▸ Exercise aim
Write the records below out again exactly as given, with no images.
═════ Data provided ═════
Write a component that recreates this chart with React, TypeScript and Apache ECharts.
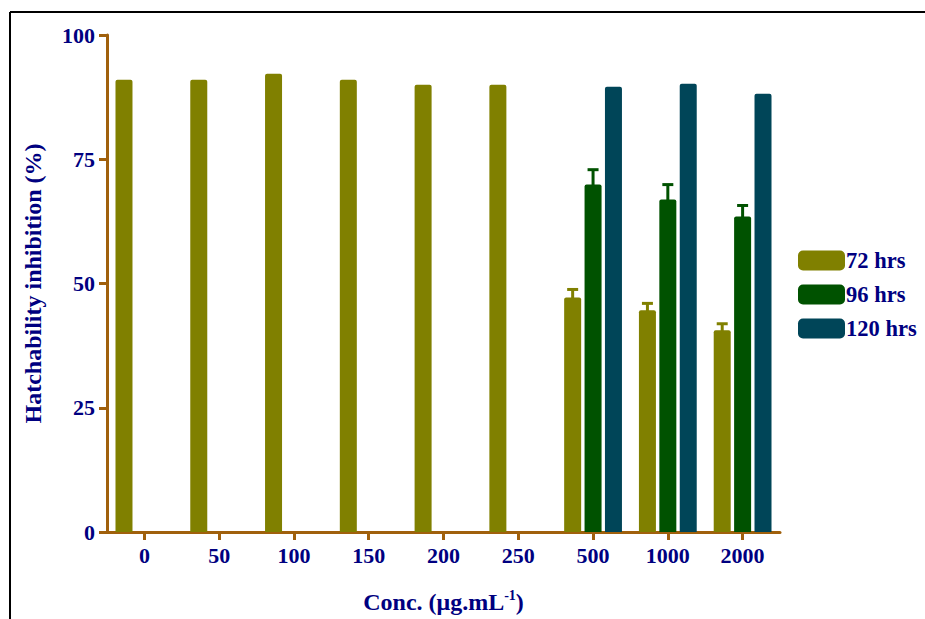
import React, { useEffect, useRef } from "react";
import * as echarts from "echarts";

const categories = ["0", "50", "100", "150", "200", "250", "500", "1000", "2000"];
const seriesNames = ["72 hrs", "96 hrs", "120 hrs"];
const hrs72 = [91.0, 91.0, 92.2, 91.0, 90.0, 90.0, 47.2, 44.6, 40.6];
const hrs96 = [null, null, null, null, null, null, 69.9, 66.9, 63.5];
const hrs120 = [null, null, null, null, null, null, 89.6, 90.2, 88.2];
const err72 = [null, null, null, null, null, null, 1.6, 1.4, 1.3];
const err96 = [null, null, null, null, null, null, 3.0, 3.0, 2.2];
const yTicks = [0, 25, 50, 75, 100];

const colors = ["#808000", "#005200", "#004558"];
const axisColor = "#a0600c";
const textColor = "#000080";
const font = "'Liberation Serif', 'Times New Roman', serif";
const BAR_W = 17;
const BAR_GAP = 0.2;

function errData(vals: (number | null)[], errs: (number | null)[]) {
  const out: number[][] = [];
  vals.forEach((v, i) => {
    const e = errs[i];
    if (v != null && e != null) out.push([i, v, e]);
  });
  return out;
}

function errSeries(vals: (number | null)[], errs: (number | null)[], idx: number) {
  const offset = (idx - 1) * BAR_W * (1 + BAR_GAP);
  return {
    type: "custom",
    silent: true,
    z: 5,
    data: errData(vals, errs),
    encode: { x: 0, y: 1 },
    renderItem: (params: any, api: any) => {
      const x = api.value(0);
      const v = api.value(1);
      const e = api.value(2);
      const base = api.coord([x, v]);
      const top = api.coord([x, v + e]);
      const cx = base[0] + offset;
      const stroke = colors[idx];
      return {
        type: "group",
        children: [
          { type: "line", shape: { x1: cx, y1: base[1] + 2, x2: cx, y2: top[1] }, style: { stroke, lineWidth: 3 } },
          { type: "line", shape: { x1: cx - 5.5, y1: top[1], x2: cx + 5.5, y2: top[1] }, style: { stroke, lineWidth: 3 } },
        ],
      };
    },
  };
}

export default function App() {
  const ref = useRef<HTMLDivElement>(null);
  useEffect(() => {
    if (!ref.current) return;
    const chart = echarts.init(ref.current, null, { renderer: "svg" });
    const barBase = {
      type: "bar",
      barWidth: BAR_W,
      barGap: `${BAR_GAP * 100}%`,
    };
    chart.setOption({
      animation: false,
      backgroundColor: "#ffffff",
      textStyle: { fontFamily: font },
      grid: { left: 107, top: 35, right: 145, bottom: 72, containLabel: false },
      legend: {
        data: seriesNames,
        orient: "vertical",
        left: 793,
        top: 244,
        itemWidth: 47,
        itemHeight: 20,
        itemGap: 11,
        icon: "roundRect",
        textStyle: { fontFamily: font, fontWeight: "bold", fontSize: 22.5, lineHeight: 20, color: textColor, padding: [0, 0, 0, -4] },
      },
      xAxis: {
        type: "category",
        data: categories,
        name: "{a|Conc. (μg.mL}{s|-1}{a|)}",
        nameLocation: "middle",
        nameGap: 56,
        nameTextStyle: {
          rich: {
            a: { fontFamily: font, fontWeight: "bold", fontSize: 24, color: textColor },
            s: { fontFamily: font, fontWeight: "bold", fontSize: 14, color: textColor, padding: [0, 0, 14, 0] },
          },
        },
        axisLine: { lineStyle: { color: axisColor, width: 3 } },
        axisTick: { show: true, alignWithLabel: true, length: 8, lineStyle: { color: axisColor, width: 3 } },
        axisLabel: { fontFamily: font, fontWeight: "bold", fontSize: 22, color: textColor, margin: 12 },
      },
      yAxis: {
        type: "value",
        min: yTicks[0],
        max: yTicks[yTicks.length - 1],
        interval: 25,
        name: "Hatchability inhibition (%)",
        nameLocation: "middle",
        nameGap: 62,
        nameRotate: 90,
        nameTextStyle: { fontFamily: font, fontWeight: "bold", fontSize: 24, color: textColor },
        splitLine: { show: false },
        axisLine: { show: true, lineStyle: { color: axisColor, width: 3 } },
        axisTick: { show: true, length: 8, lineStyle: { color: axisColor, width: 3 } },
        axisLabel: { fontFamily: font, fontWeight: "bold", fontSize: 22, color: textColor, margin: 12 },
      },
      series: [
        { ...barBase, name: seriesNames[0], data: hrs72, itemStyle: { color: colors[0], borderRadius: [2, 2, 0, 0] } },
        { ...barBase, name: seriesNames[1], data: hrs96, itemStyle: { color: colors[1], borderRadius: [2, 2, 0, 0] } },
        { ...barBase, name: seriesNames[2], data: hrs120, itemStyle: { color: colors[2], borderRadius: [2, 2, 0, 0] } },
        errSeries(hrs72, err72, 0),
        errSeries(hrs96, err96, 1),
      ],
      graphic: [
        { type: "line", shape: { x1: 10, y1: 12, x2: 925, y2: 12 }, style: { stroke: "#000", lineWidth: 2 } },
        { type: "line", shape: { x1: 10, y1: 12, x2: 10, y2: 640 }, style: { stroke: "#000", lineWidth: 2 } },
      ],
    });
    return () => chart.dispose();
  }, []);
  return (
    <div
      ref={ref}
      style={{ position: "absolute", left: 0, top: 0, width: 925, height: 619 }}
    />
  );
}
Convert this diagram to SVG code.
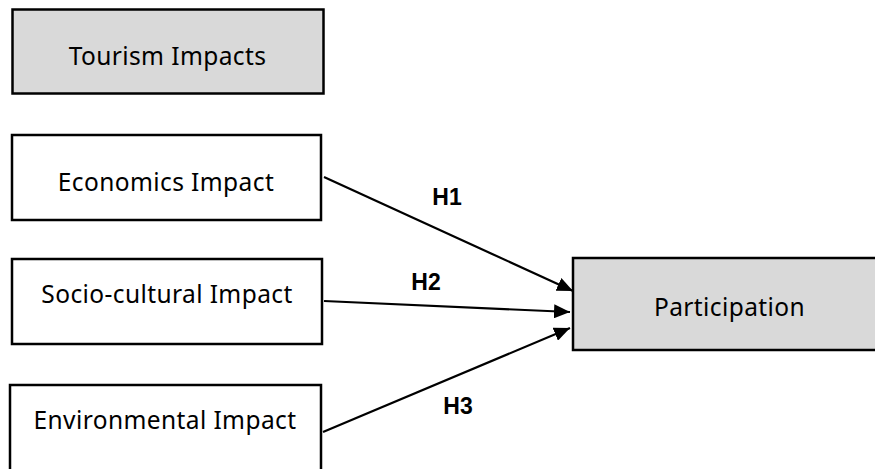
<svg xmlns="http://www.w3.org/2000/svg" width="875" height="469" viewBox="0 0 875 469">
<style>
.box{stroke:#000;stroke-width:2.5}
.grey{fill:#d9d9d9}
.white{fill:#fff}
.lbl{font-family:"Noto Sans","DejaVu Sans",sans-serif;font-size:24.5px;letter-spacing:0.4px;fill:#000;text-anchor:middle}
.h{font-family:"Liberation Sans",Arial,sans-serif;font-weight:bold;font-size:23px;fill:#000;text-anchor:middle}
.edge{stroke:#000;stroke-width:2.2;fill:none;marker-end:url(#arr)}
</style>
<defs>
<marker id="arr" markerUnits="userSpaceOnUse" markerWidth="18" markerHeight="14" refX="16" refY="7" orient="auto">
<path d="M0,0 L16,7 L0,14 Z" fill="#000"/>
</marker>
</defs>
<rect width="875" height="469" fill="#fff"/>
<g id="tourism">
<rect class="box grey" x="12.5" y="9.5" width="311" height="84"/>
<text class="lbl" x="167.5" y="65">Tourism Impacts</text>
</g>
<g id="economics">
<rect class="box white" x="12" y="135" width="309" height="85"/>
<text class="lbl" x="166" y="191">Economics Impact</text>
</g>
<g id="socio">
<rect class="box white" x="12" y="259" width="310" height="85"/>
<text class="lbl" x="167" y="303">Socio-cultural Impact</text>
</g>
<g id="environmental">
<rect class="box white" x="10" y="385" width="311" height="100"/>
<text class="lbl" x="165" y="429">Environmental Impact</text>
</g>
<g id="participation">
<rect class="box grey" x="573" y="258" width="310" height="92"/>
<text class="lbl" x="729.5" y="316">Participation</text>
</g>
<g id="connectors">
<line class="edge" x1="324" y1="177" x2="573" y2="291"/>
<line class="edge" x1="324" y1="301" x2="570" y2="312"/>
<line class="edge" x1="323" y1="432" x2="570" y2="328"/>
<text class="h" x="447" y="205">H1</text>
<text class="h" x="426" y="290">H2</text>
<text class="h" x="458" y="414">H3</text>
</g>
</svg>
═════
▸ Exercise response
Write a component that recreates this chart with React, TypeScript and Apache ECharts.
import React, { useEffect, useRef } from "react";
import * as echarts from "echarts";

const categories = ["0", "50", "100", "150", "200", "250", "500", "1000", "2000"];
const seriesNames = ["72 hrs", "96 hrs", "120 hrs"];
const hrs72 = [91.0, 91.0, 92.2, 91.0, 90.0, 90.0, 47.2, 44.6, 40.6];
const hrs96 = [null, null, null, null, null, null, 69.9, 66.9, 63.5];
const hrs120 = [null, null, null, null, null, null, 89.6, 90.2, 88.2];
const err72 = [null, null, null, null, null, null, 1.6, 1.4, 1.3];
const err96 = [null, null, null, null, null, null, 3.0, 3.0, 2.2];
const yTicks = [0, 25, 50, 75, 100];

const colors = ["#808000", "#005200", "#004558"];
const axisColor = "#a0600c";
const textColor = "#000080";
const font = "'Liberation Serif', 'Times New Roman', serif";
const BAR_W = 17;
const BAR_GAP = 0.2;

function errData(vals: (number | null)[], errs: (number | null)[]) {
  const out: number[][] = [];
  vals.forEach((v, i) => {
    const e = errs[i];
    if (v != null && e != null) out.push([i, v, e]);
  });
  return out;
}

function errSeries(vals: (number | null)[], errs: (number | null)[], idx: number) {
  const offset = (idx - 1) * BAR_W * (1 + BAR_GAP);
  return {
    type: "custom",
    silent: true,
    z: 5,
    data: errData(vals, errs),
    encode: { x: 0, y: 1 },
    renderItem: (params: any, api: any) => {
      const x = api.value(0);
      const v = api.value(1);
      const e = api.value(2);
      const base = api.coord([x, v]);
      const top = api.coord([x, v + e]);
      const cx = base[0] + offset;
      const stroke = colors[idx];
      return {
        type: "group",
        children: [
          { type: "line", shape: { x1: cx, y1: base[1] + 2, x2: cx, y2: top[1] }, style: { stroke, lineWidth: 3 } },
          { type: "line", shape: { x1: cx - 5.5, y1: top[1], x2: cx + 5.5, y2: top[1] }, style: { stroke, lineWidth: 3 } },
        ],
      };
    },
  };
}

export default function App() {
  const ref = useRef<HTMLDivElement>(null);
  useEffect(() => {
    if (!ref.current) return;
    const chart = echarts.init(ref.current, null, { renderer: "svg" });
    const barBase = {
      type: "bar",
      barWidth: BAR_W,
      barGap: `${BAR_GAP * 100}%`,
    };
    chart.setOption({
      animation: false,
      backgroundColor: "#ffffff",
      textStyle: { fontFamily: font },
      grid: { left: 107, top: 35, right: 145, bottom: 72, containLabel: false },
      legend: {
        data: seriesNames,
        orient: "vertical",
        left: 793,
        top: 244,
        itemWidth: 47,
        itemHeight: 20,
        itemGap: 11,
        icon: "roundRect",
        textStyle: { fontFamily: font, fontWeight: "bold", fontSize: 22.5, lineHeight: 20, color: textColor, padding: [0, 0, 0, -4] },
      },
      xAxis: {
        type: "category",
        data: categories,
        name: "{a|Conc. (μg.mL}{s|-1}{a|)}",
        nameLocation: "middle",
        nameGap: 56,
        nameTextStyle: {
          rich: {
            a: { fontFamily: font, fontWeight: "bold", fontSize: 24, color: textColor },
            s: { fontFamily: font, fontWeight: "bold", fontSize: 14, color: textColor, padding: [0, 0, 14, 0] },
          },
        },
        axisLine: { lineStyle: { color: axisColor, width: 3 } },
        axisTick: { show: true, alignWithLabel: true, length: 8, lineStyle: { color: axisColor, width: 3 } },
        axisLabel: { fontFamily: font, fontWeight: "bold", fontSize: 22, color: textColor, margin: 12 },
      },
      yAxis: {
        type: "value",
        min: yTicks[0],
        max: yTicks[yTicks.length - 1],
        interval: 25,
        name: "Hatchability inhibition (%)",
        nameLocation: "middle",
        nameGap: 62,
        nameRotate: 90,
        nameTextStyle: { fontFamily: font, fontWeight: "bold", fontSize: 24, color: textColor },
        splitLine: { show: false },
        axisLine: { show: true, lineStyle: { color: axisColor, width: 3 } },
        axisTick: { show: true, length: 8, lineStyle: { color: axisColor, width: 3 } },
        axisLabel: { fontFamily: font, fontWeight: "bold", fontSize: 22, color: textColor, margin: 12 },
      },
      series: [
        { ...barBase, name: seriesNames[0], data: hrs72, itemStyle: { color: colors[0], borderRadius: [2, 2, 0, 0] } },
        { ...barBase, name: seriesNames[1], data: hrs96, itemStyle: { color: colors[1], borderRadius: [2, 2, 0, 0] } },
        { ...barBase, name: seriesNames[2], data: hrs120, itemStyle: { color: colors[2], borderRadius: [2, 2, 0, 0] } },
        errSeries(hrs72, err72, 0),
        errSeries(hrs96, err96, 1),
      ],
      graphic: [
        { type: "line", shape: { x1: 10, y1: 12, x2: 925, y2: 12 }, style: { stroke: "#000", lineWidth: 2 } },
        { type: "line", shape: { x1: 10, y1: 12, x2: 10, y2: 640 }, style: { stroke: "#000", lineWidth: 2 } },
      ],
    });
    return () => chart.dispose();
  }, []);
  return (
    <div
      ref={ref}
      style={{ position: "absolute", left: 0, top: 0, width: 925, height: 619 }}
    />
  );
}
Convert this diagram to SVG code.
<svg xmlns="http://www.w3.org/2000/svg" width="875" height="469" viewBox="0 0 875 469">
<style>
.box{stroke:#000;stroke-width:2.5}
.grey{fill:#d9d9d9}
.white{fill:#fff}
.lbl{font-family:"Noto Sans","DejaVu Sans",sans-serif;font-size:24.5px;letter-spacing:0.4px;fill:#000;text-anchor:middle}
.h{font-family:"Liberation Sans",Arial,sans-serif;font-weight:bold;font-size:23px;fill:#000;text-anchor:middle}
.edge{stroke:#000;stroke-width:2.2;fill:none;marker-end:url(#arr)}
</style>
<defs>
<marker id="arr" markerUnits="userSpaceOnUse" markerWidth="18" markerHeight="14" refX="16" refY="7" orient="auto">
<path d="M0,0 L16,7 L0,14 Z" fill="#000"/>
</marker>
</defs>
<rect width="875" height="469" fill="#fff"/>
<g id="tourism">
<rect class="box grey" x="12.5" y="9.5" width="311" height="84"/>
<text class="lbl" x="167.5" y="65">Tourism Impacts</text>
</g>
<g id="economics">
<rect class="box white" x="12" y="135" width="309" height="85"/>
<text class="lbl" x="166" y="191">Economics Impact</text>
</g>
<g id="socio">
<rect class="box white" x="12" y="259" width="310" height="85"/>
<text class="lbl" x="167" y="303">Socio-cultural Impact</text>
</g>
<g id="environmental">
<rect class="box white" x="10" y="385" width="311" height="100"/>
<text class="lbl" x="165" y="429">Environmental Impact</text>
</g>
<g id="participation">
<rect class="box grey" x="573" y="258" width="310" height="92"/>
<text class="lbl" x="729.5" y="316">Participation</text>
</g>
<g id="connectors">
<line class="edge" x1="324" y1="177" x2="573" y2="291"/>
<line class="edge" x1="324" y1="301" x2="570" y2="312"/>
<line class="edge" x1="323" y1="432" x2="570" y2="328"/>
<text class="h" x="447" y="205">H1</text>
<text class="h" x="426" y="290">H2</text>
<text class="h" x="458" y="414">H3</text>
</g>
</svg>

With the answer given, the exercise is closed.